青森県が躍進したのは、それまであった青森~ソウル線の増便に加え、新たに中国との定期便となる青森~天津線が新規就航したことが大きな要因でした。また、大型クルーズ客船の青森港への誘致にも力を入れています。北海道新幹線開業をきっかけに、新幹線と空路、海路をつなぎ、函館観光をセットにした「津軽海峡圏」を中国や台湾、韓国などに売り込んできた成果だと考えられます。大分や佐賀、熊本の伸び率が高いのは、2017年に急激に増えた韓国からの旅行者の影響と考えられます。
  
三大都市圏(東京都、神奈川県、千葉県、埼玉県、愛知県、大阪府、京都府、兵庫県)と、それ以外の地域を比較すると、三大都市圏の4,612万人泊に対して、地方部は3,188 万人泊。地方部のシェアが調査開始以降、初めて4割を上回りました。日本を訪れる外国人旅行者は三大都市圏を中心としたゴールデンルートだけに留まらず、日本各地を訪れるようになってきていることがこのデータから読み取れます。

アクセス方法と宿泊施設の影響力

  • 都道府県別の外国人延べ宿泊者数構成比をみてみると、外国人旅行者の出身国に特徴があることがわかります。先ほどご紹介した青森県は、台湾からの宿泊者の割合が33%、中国が26%。岩手県は、台湾からの宿泊者の割合が60%。静岡県は中国からの宿泊者の割合が64%。大分県は韓国からの宿泊者の割合が62%。徳島県は香港からの宿泊者の割合が35%。
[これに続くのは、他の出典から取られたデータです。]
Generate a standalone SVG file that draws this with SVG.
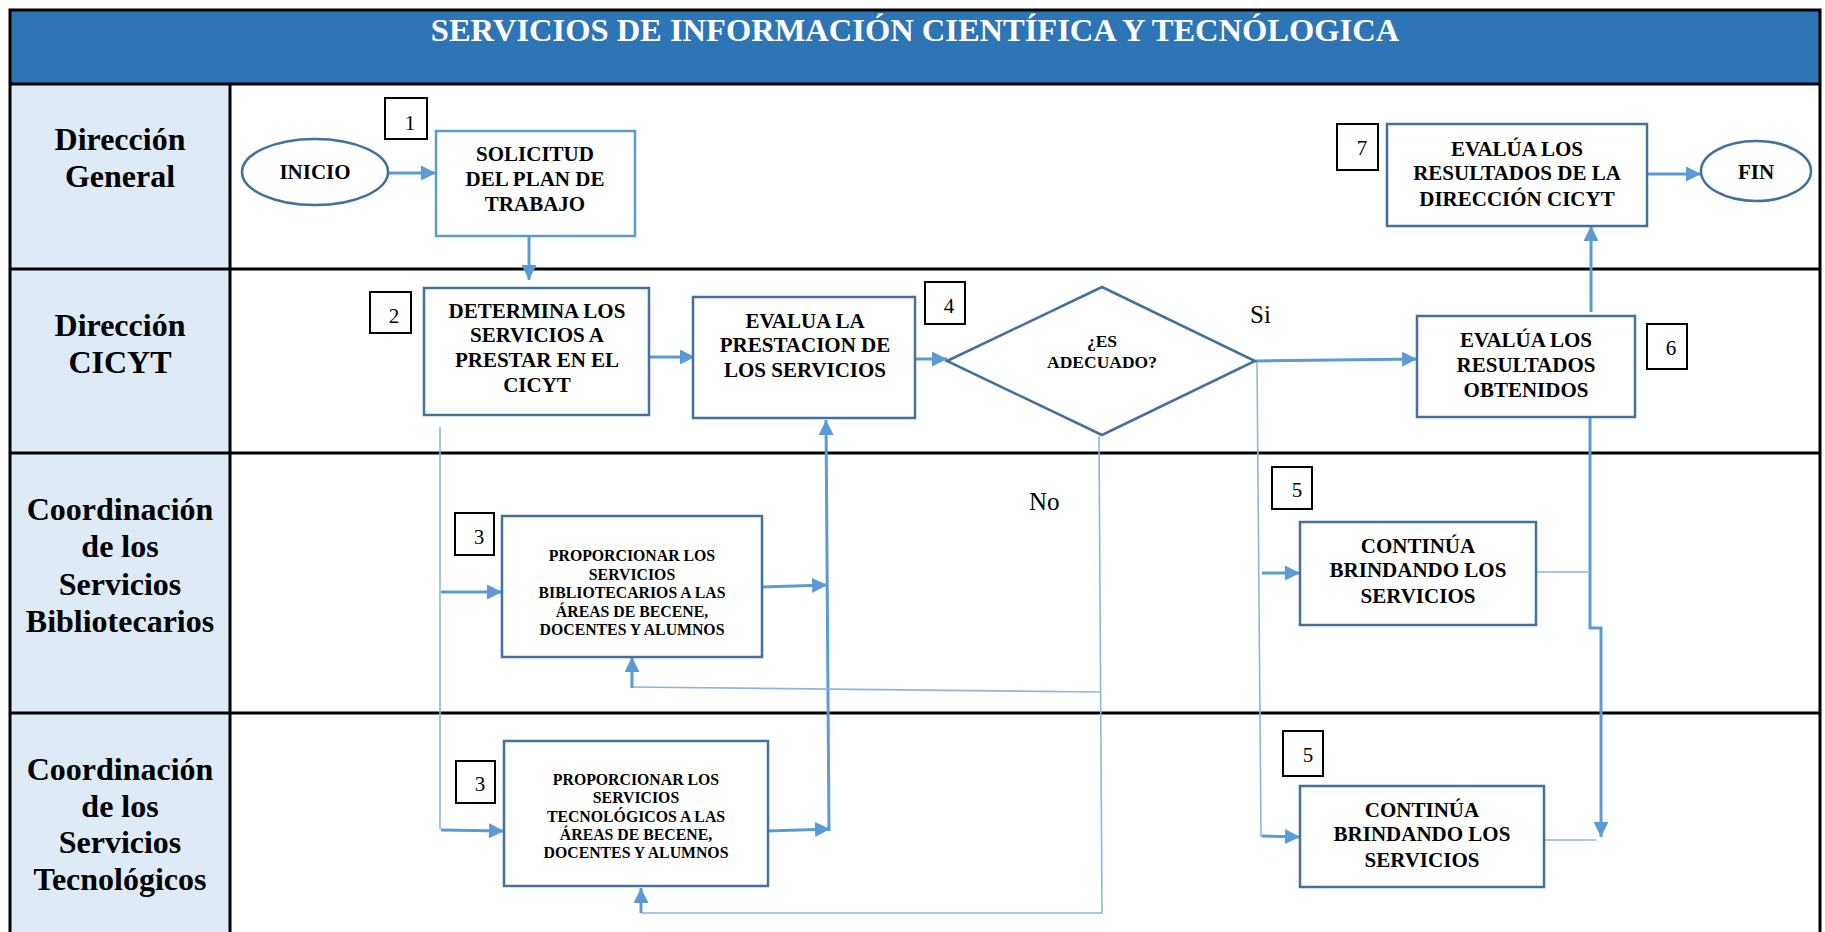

ひとことで訪日外国人旅行者といっても、都道府県ごとに実際に訪れる旅行者の出身国には偏りがあります。入出国に利用する空港や港によって大まかな観光ルートは決まりますし、特に地方部の場合は、定期路線やチャーター便の有無がインバウンドに与える影響はとても大きいものです。また、新しい宿泊施設、特に外国人旅行者向けに特化したゲストハウスは、その地域のインバウンド情報が集まる拠点となります。
  
このような地域へのアクセス方法や宿泊施設のようなインフラは、常に変化していくもの。インバウンド施策を考える時、あなたの身近に訪れる外国人旅行者のみなさんが、どのように訪れて、どのように日本で過ごすのか、日頃から情報を集めておくことが重要です。